图3 潜伏期与延迟本地预警对早期传播行为的影响Fig.3 The impact of latent period and delayed local awareness on early spreading
图4 延迟全局预警的早期动力行为影响Fig.4 The impact of delayed global awareness on early dynamics
在前面的数值仿真中,主要关注于本地预警与全局预警在其它动力学参数变化下,如家庭规模,家庭传播寿命等的变化下,其影响力的延迟敏感性。为了进一步比较两者的影响,同时也反映某些现实场景中存在的真实情况,此处考虑一种新的假设,即:系统中个体基于本地流行程度的防护举措始终存在,官方权威发布的全局预警却存在延迟。
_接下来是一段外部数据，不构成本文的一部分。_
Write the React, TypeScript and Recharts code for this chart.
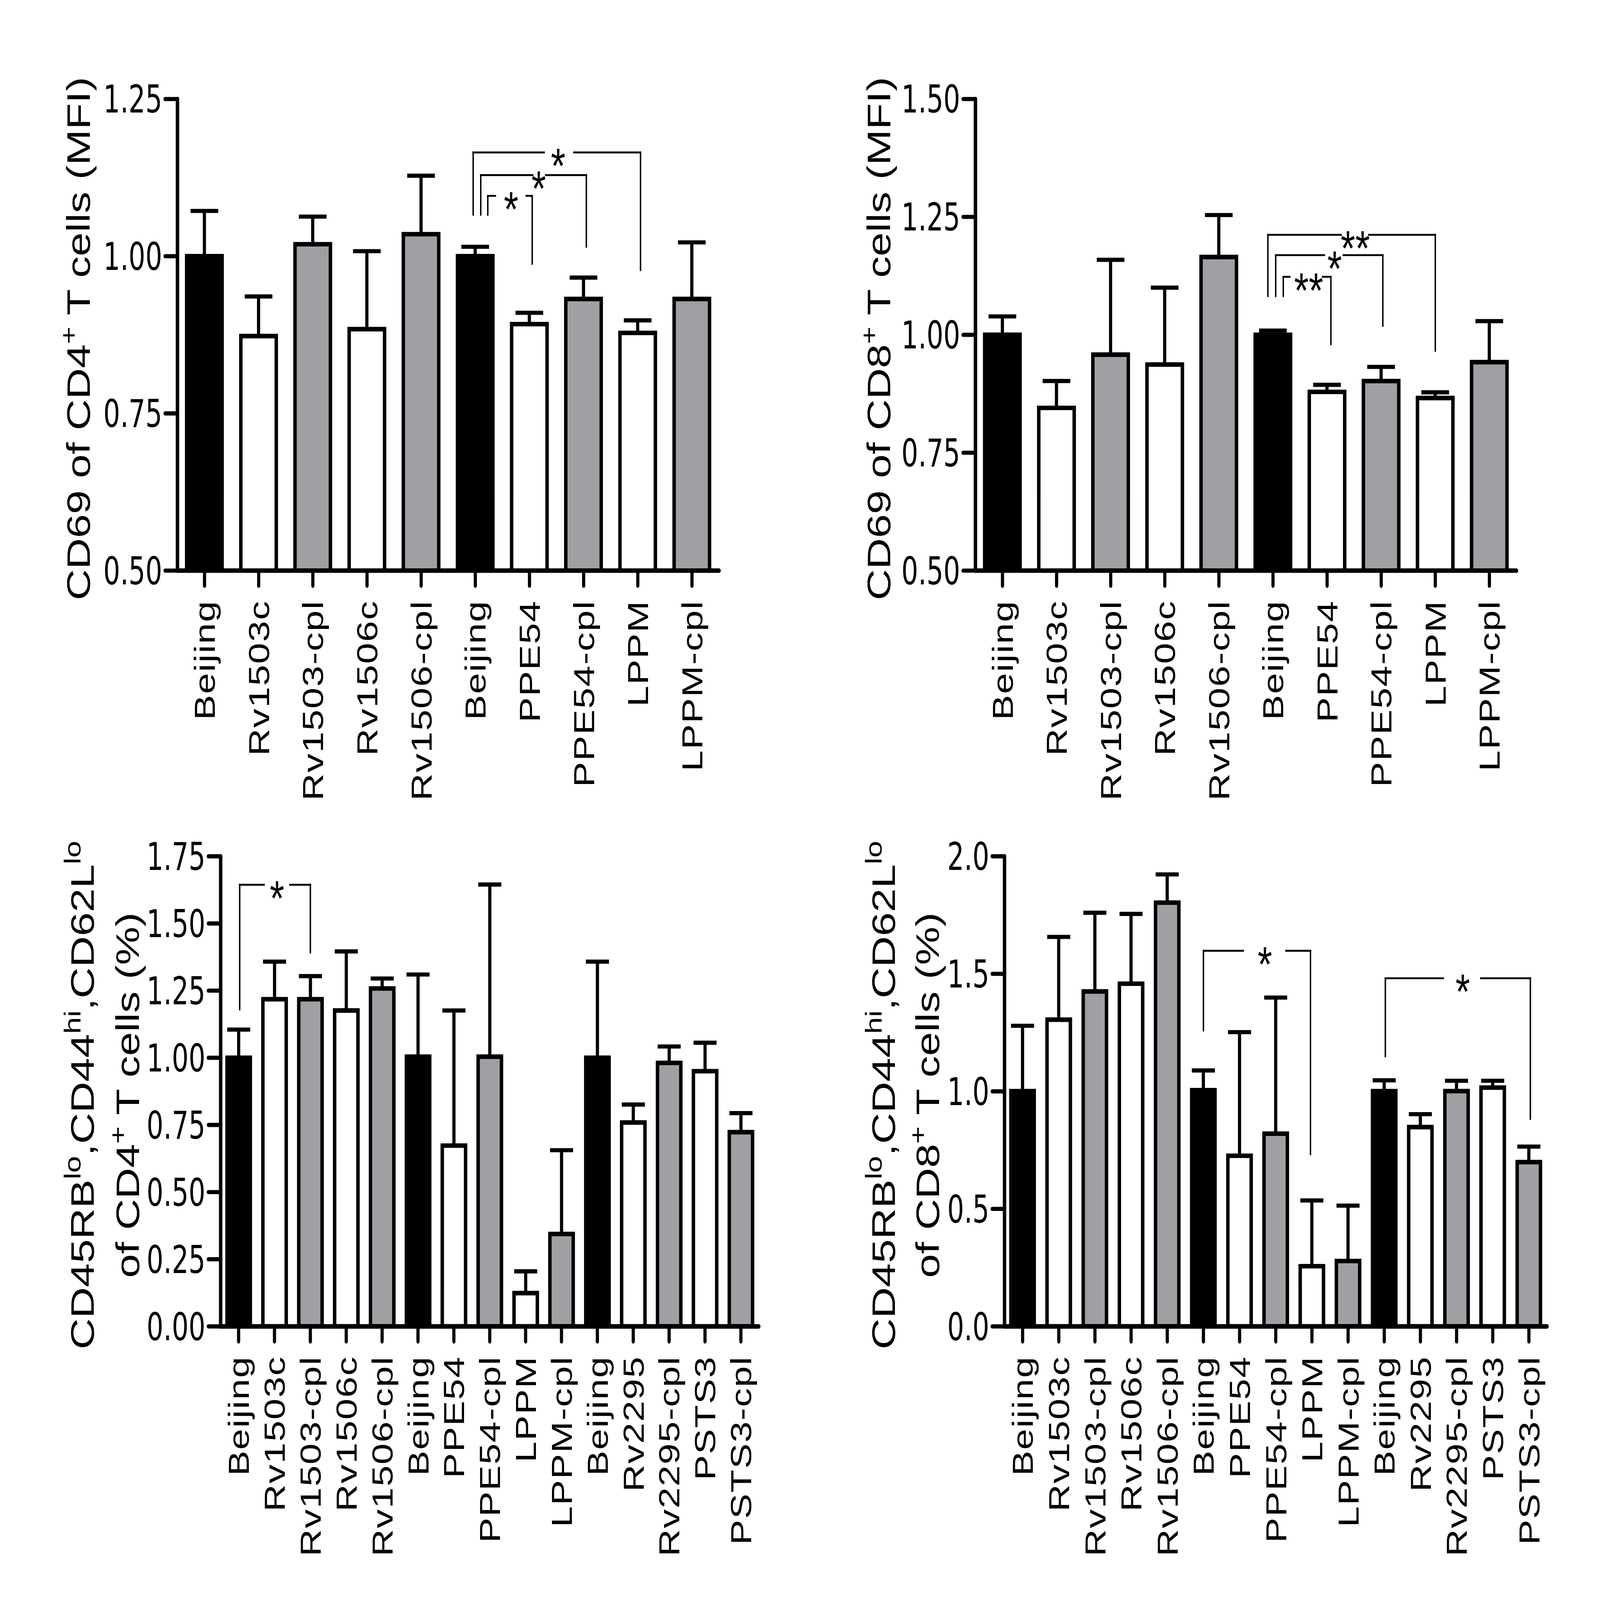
import React from "react";
import { Bar, BarChart, Cell, ErrorBar, ReferenceDot, ReferenceLine, XAxis, YAxis } from "recharts";

const SANS = "'Liberation Sans', Arial, Helvetica, sans-serif";
const NARROW = "'Liberation Sans Narrow', 'Arial Narrow', 'DejaVu Sans Condensed', sans-serif";

const BLACK = "#000000";
const WHITE = "#ffffff";
const GREY = "#a09fa4";

const PAGE_W = 5554;
const PAGE_H = 4234;

// ---- top row: CD69 MFI ----
const strainsTop = ["Beijing", "Rv1503c", "Rv1503-cpl", "Rv1506c", "Rv1506-cpl", "Beijing", "PPE54", "PPE54-cpl", "LPPM", "LPPM-cpl"];
const fillsTop = [BLACK, WHITE, GREY, WHITE, GREY, BLACK, WHITE, GREY, WHITE, GREY];

const cd69Cd4Mean = [1.0, 0.873, 1.019, 0.884, 1.035, 1.0, 0.892, 0.932, 0.878, 0.932];
const cd69Cd4Sem = [0.072, 0.063, 0.044, 0.124, 0.093, 0.015, 0.018, 0.034, 0.02, 0.09];
const cd69Cd4Ticks = [0.5, 0.75, 1.0, 1.25];

const cd69Cd8Mean = [1.0, 0.845, 0.958, 0.937, 1.165, 1.0, 0.879, 0.902, 0.866, 0.942];
const cd69Cd8Sem = [0.039, 0.057, 0.201, 0.163, 0.089, 0.009, 0.015, 0.03, 0.012, 0.087];
const cd69Cd8Ticks = [0.5, 0.75, 1.0, 1.25, 1.5];

// ---- bottom row: effector memory % ----
const strainsBottom = [
  "Beijing", "Rv1503c", "Rv1503-cpl", "Rv1506c", "Rv1506-cpl",
  "Beijing", "PPE54", "PPE54-cpl", "LPPM", "LPPM-cpl",
  "Beijing", "Rv2295", "Rv2295-cpl", "PSTS3", "PSTS3-cpl",
];
const fillsBottom = [BLACK, WHITE, GREY, WHITE, GREY, BLACK, WHITE, GREY, WHITE, GREY, BLACK, WHITE, GREY, WHITE, GREY];

const memCd4Mean = [1.0, 1.218, 1.218, 1.176, 1.258, 1.004, 0.673, 1.004, 0.124, 0.344, 1.0, 0.759, 0.981, 0.95, 0.723];
const memCd4Sem = [0.105, 0.14, 0.086, 0.22, 0.037, 0.306, 0.503, 0.641, 0.081, 0.312, 0.358, 0.067, 0.061, 0.106, 0.071];
const memCd4Ticks = [0, 0.25, 0.5, 0.75, 1.0, 1.25, 1.5, 1.75];

const memCd8Mean = [1.001, 1.305, 1.425, 1.458, 1.803, 1.005, 0.726, 0.82, 0.256, 0.278, 1.001, 0.848, 1.001, 1.016, 0.699];
const memCd8Sem = [0.278, 0.352, 0.335, 0.297, 0.12, 0.084, 0.526, 0.579, 0.28, 0.236, 0.046, 0.055, 0.044, 0.029, 0.066];
const memCd8Ticks = [0, 0.5, 1.0, 1.5, 2.0];

// significance brackets: x in bar index units, y in data units
type Bracket = {
  from: number; to: number; y: number; leftEnd: number; rightEnd: number;
  gapFrom: number; gapTo: number; mark: string; markX: number;
};

const bracketsCd69Cd4: Bracket[] = [
  { from: 4.96, to: 8.05, y: 1.165, leftEnd: 1.066, rightEnd: 0.978, gapFrom: 6.27, gapTo: 6.82, mark: "*", markX: 6.53 },
  { from: 5.1, to: 7.05, y: 1.129, leftEnd: 1.066, rightEnd: 1.015, gapFrom: 6.06, gapTo: 6.3, mark: "*", markX: 6.17 },
  { from: 5.23, to: 6.05, y: 1.096, leftEnd: 1.066, rightEnd: 0.988, gapFrom: 5.37, gapTo: 5.94, mark: "*", markX: 5.66 },
];
const bracketsCd69Cd8: Bracket[] = [
  { from: 4.905, to: 8.0, y: 1.212, leftEnd: 1.082, rightEnd: 0.966, gapFrom: 6.26, gapTo: 6.77, mark: "**", markX: 6.52 },
  { from: 5.05, to: 7.03, y: 1.169, leftEnd: 1.082, rightEnd: 1.019, gapFrom: 5.95, gapTo: 6.3, mark: "*", markX: 6.14 },
  { from: 5.19, to: 6.07, y: 1.123, leftEnd: 1.082, rightEnd: 0.98, gapFrom: 5.31, gapTo: 5.92, mark: "**", markX: 5.66 },
];
const bracketsMemCd4: Bracket[] = [
  { from: 0.03, to: 2.0, y: 1.644, leftEnd: 1.18, rightEnd: 1.392, gapFrom: 0.71, gapTo: 1.43, mark: "*", markX: 1.07 },
];
const bracketsMemCd8: Bracket[] = [
  { from: 5.0, to: 7.96, y: 1.598, leftEnd: 1.259, rightEnd: 0.733, gapFrom: 6.1, gapTo: 7.28, mark: "*", markX: 6.7 },
  { from: 10.03, to: 14.04, y: 1.481, leftEnd: 1.149, rightEnd: 0.883, gapFrom: 11.63, gapTo: 12.67, mark: "*", markX: 12.17 },
];

type Part = [string, boolean];
const titleCd69Cd4: Part[][] = [[["CD69 of CD4", false], ["+", true], [" T cells (MFI)", false]]];
const titleCd69Cd8: Part[][] = [[["CD69 of CD8", false], ["+", true], [" T cells (MFI)", false]]];
const titleMemCd4: Part[][] = [
  [["CD45RB", false], ["lo", true], [",CD44", false], ["hi", true], [",CD62L", false], ["lo", true]],
  [["of CD4", false], ["+", true], [" T cells (%)", false]],
];
const titleMemCd8: Part[][] = [
  [["CD45RB", false], ["lo", true], [",CD44", false], ["hi", true], [",CD62L", false], ["lo", true]],
  [["of CD8", false], ["+", true], [" T cells (%)", false]],
];

const axisStyle = { stroke: "#000", strokeWidth: 12, strokeLinecap: "round" as const };
const tickStyle = { stroke: "#000", strokeWidth: 11, strokeLinecap: "round" as const };

function Title({ cx, cy, parts }: { cx: number; cy: number; parts: Part[] }) {
  const fs = 114;
  const rise = 46;
  let up = false;
  return (
    <g transform={`translate(${cx},${cy}) rotate(-90)`}>
      <text x={0} y={fs * 0.36} textAnchor="middle" fontSize={fs} fontFamily={SANS} fill="#000">
        {parts.map(([t, sup], i) => {
          let dy = 0;
          if (sup && !up) {
            dy = -rise;
            up = true;
          } else if (!sup && up) {
            dy = rise;
            up = false;
          }
          return (
            <tspan key={i} dy={dy} fontSize={sup ? fs * 0.7 : fs}>
              {t}
            </tspan>
          );
        })}
      </text>
    </g>
  );
}

function CategoryTick(props: any) {
  const { x, y, payload, labels } = props;
  return (
    <g transform={`translate(${x},${y})`}>
      <text
        transform="rotate(-90)"
        x={0}
        y={0}
        dy="0.36em"
        textAnchor="end"
        fontSize={100}
        letterSpacing={2.5}
        fontFamily={SANS}
        fill="#000"
      >
        {labels[payload.value]}
      </text>
    </g>
  );
}

function bracketParts(b: Bracket, key: string) {
  const line = { stroke: "#000", strokeWidth: 5, strokeLinecap: "square" as const, ifOverflow: "visible" as const };
  return [
    <ReferenceLine key={key + "l"} segment={[{ x: b.from, y: b.leftEnd }, { x: b.from, y: b.y }]} {...line} />,
    <ReferenceLine key={key + "a"} segment={[{ x: b.from, y: b.y }, { x: b.gapFrom, y: b.y }]} {...line} />,
    <ReferenceLine key={key + "b"} segment={[{ x: b.gapTo, y: b.y }, { x: b.to, y: b.y }]} {...line} />,
    <ReferenceLine key={key + "r"} segment={[{ x: b.to, y: b.y }, { x: b.to, y: b.rightEnd }]} {...line} />,
    <ReferenceDot
      key={key + "m"}
      x={b.markX}
      y={b.y}
      r={0}
      ifOverflow="visible"
      shape={(p: any) => (
        <text x={p.cx} y={p.cy} dy="0.62em" textAnchor="middle" fontSize={130} fontFamily={SANS} fill="#000">
          {b.mark}
        </text>
      )}
    />,
  ];
}

type PanelProps = {
  left: number; top: number; width: number; height: number;
  plotLeft: number; plotTop: number; plotWidth: number; plotBottom: number;
  labels: string[]; fills: string[]; means: number[]; sems: number[];
  yTicks: number[]; digits: number; barSize: number; cap: number;
  brackets: Bracket[]; title: Part[][]; titleX: number[];
};

function Panel(p: PanelProps) {
  const data = p.means.map((v, i) => ({ i, v, e: [0, p.sems[i]] }));
  const n = p.labels.length;
  const idx = p.labels.map((_, i) => i);
  const cy = (p.plotTop + p.plotBottom) / 2 + 10;
  return (
    <div style={{ position: "absolute", left: p.left, top: p.top }}>
      <BarChart
        width={p.width}
        height={p.height}
        data={data}
        margin={{ top: p.plotTop, right: p.width - p.plotLeft - p.plotWidth, bottom: 0, left: 0 }}
      >
        <XAxis
          dataKey="i"
          type="number"
          domain={[-0.5, n - 0.5]}
          ticks={idx}
          interval={0}
          height={p.height - p.plotBottom}
          axisLine={axisStyle}
          tickLine={tickStyle}
          tickSize={40}
          tickMargin={38}
          tick={(tp: any) => <CategoryTick {...tp} labels={p.labels} />}
        />
        <YAxis
          type="number"
          domain={[p.yTicks[0], p.yTicks[p.yTicks.length - 1]]}
          allowDataOverflow
          ticks={p.yTicks}
          interval={0}
          width={p.plotLeft}
          axisLine={axisStyle}
          tickLine={tickStyle}
          tickSize={43}
          tickMargin={10}
          tickFormatter={(v: number) => v.toFixed(p.digits)}
          tick={{ fill: "#000", fontSize: 102, fontFamily: NARROW }}
          label={{
            content: () => (
              <g>
                {p.title.map((parts, k) => (
                  <Title key={k} cx={p.titleX[k]} cy={cy} parts={parts} />
                ))}
              </g>
            ),
          }}
        />
        <Bar dataKey="v" barSize={p.barSize} stroke="#000" strokeWidth={12} isAnimationActive={false}>
          {p.fills.map((f, i) => (
            <Cell key={i} fill={f} />
          ))}
          <ErrorBar dataKey="e" width={p.cap} strokeWidth={11} stroke="#000" isAnimationActive={false} />
        </Bar>
        {p.brackets.flatMap((b, k) => bracketParts(b, "br" + k))}
      </BarChart>
    </div>
  );
}

export default function App() {
  // the drawing is laid out on a 5554x4234 canvas and stretched to the real viewport
  const vw = typeof window !== "undefined" ? window.innerWidth : PAGE_W;
  const vh = typeof window !== "undefined" ? window.innerHeight : PAGE_H;
  const sx = Math.min(1, vw / PAGE_W);
  const sy = Math.min(1, vh / PAGE_H);
  return (
    <div style={{ position: "absolute", left: 0, top: 0, width: PAGE_W * sx, height: PAGE_H * sy, overflow: "hidden", background: "#fff" }}>
      <div style={{ position: "relative", width: PAGE_W, height: PAGE_H, transform: `scale(${sx}, ${sy})`, transformOrigin: "0 0" }}>
        <Panel
          left={0} top={0} width={2750} height={2180}
          plotLeft={616} plotTop={262} plotWidth={1880} plotBottom={1510}
          labels={strainsTop} fills={fillsTop} means={cd69Cd4Mean} sems={cd69Cd4Sem}
          yTicks={cd69Cd4Ticks} digits={2} barSize={123} cap={48}
          brackets={bracketsCd69Cd4} title={titleCd69Cd4} titleX={[271]}
        />
        <Panel
          left={2780} top={0} width={2774} height={2180}
          plotLeft={606} plotTop={262} plotWidth={1878} plotBottom={1510}
          labels={strainsTop} fills={fillsTop} means={cd69Cd8Mean} sems={cd69Cd8Sem}
          yTicks={cd69Cd8Ticks} digits={2} barSize={123} cap={48}
          brackets={bracketsCd69Cd8} title={titleCd69Cd8} titleX={[269]}
        />
        <Panel
          left={0} top={2180} width={2750} height={2054}
          plotLeft={766} plotTop={86} plotWidth={1868} plotBottom={1330}
          labels={strainsBottom} fills={fillsBottom} means={memCd4Mean} sems={memCd4Sem}
          yTicks={memCd4Ticks} digits={2} barSize={81} cap={40}
          brackets={bracketsMemCd4} title={titleMemCd4} titleX={[284, 442]}
        />
        <Panel
          left={2780} top={2180} width={2774} height={2054}
          plotLeft={707} plotTop={86} plotWidth={1883} plotBottom={1330}
          labels={strainsBottom} fills={fillsBottom} means={memCd8Mean} sems={memCd8Sem}
          yTicks={memCd8Ticks} digits={1} barSize={81} cap={40}
          brackets={bracketsMemCd8} title={titleMemCd8} titleX={[286, 439]}
        />
      </div>
    </div>
  );
}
由此,设定α=0.2,β=0.5,本地预警从家庭拥有初始感染者开始,就立刻作用于家庭成员上,星号线、加号线、菱形线分别对应ρ=0、ρ=0.2和ρ=0.5,全局预警则随延迟施加到系统中去。可以看出,在延迟与本地预警已作用两种因素下,不同强度的全局预警作用下的R*和Td曲线在tdelay∈[5,6]区域趋向重合,意味着强度的增加已经不产生效果。一个合理的解释为:在这个时间段,I(t)在人口中的比例已经明显上升,本地预警对系统动力行为的影响大大增强,经过延迟施加在系统上的全局预警,已经对反映系统早期动力行为的指标R*和Td拥有相对微弱的影响。
4 结语
文章探讨了预警信息接触次数,本地预警和全局预警的延迟实施对家庭网络的早期动力行为影响。通过对仿真数据比较发现,与一般直观猜想不同,基于流行的本地预警机制经由不同的延迟时间施加在系统中时,始终对系统早期动力行为拥有一定的不可忽略的作用,不论是低延迟实施在早期感染个体稀少的初始时刻,还是经历较高延迟后实施在感染者比例较高的系统状态下。仿真发现,考虑接触次数的本地预警,与一定取值下(ρ∈(0,0.5])的全局预警相比较,具有更低的延迟敏感性。数据仿真中对参数取值的假设符合相关预警机制研究的一般假设:全局预警倾向造成传播率与脆弱性的减弱,而本地预警倾向于强防护甚至病毒传播的完全隔绝。由于家庭基本复制数等指标考察的是预警效应在家庭传播寿命里的累积作用,文章对潜伏期引起的家庭传播过程变慢,传播寿命变长的情况进行了分析。结果显示,相对于延长预警机制的作用时间,提高当前时刻的传播者个体数目对R*的影响更大。因此,对比潜伏期与延迟预警的动力学影响力,出现临界点现象,低延迟短潜伏期系统,预警机制大大抑制了新感染个体出现;高延迟下,较短的潜伏期迅速转化已有感染者,其抑制效应强于预警作用。文章对预警机制的延迟分析,集中在本地预警与全局预警的延迟敏感性分析,以及引起敏感性指标变化的因素,如家庭规模分布,家庭传播寿命等。